In this paper, we present an advanced adaptive cruise control (ACC) concept powered by Deep Reinforcement Learning (DRL) that generates safe, human-like, and comfortable car-following policies. Unlike the current trend in developing DRL-based ACC systems, we propose defining the action space of the DRL agent with discrete actions rather than continuous ones, since human drivers never set the throttle/brake pedal level to be actuated, but rather the required change of the current pedal levels. Through this human-like throttle-brake manipulation representation, we also define explicit actions for holding (keeping the last action) and coasting (no action), which are usually omitted as actions in ACC systems.
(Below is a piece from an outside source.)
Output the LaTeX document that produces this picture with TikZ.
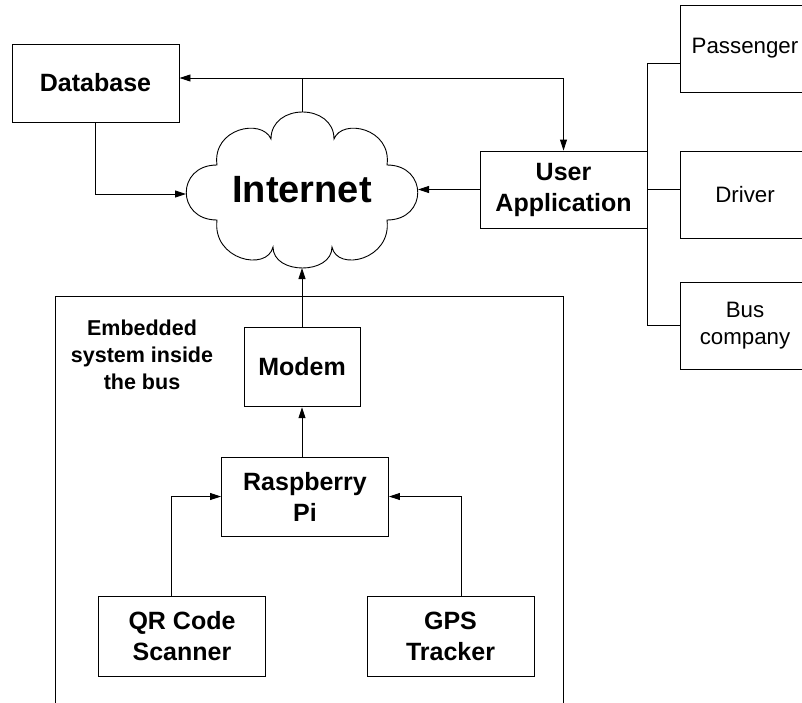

Moreover, based on the investigation of a real-world driving dataset, we cast a novel reward function that is easy to interpret and personalized. The proposed reward enforces the agent to learn stable and safe actions, while also encouraging the holding and coasting actions, just like a human driver would. The proposed discrete action DRL agent is trained with action masking, and the reward terms are completely derived from the real-world dataset collected from a human driver. We present exhaustive comparative results to show the advantages of the proposed DRL approach in both simulation and scenarios extracted from real-world driving. We clearly show that the proposed policy imitates human driving significantly better and handles complex driving situations, such as cut-ins and cut-outs, implicitly, in comparison with a DRL agent trained with a widely-used reward function proposed for ACC, a model predictive control structure, and traditional car-following approaches.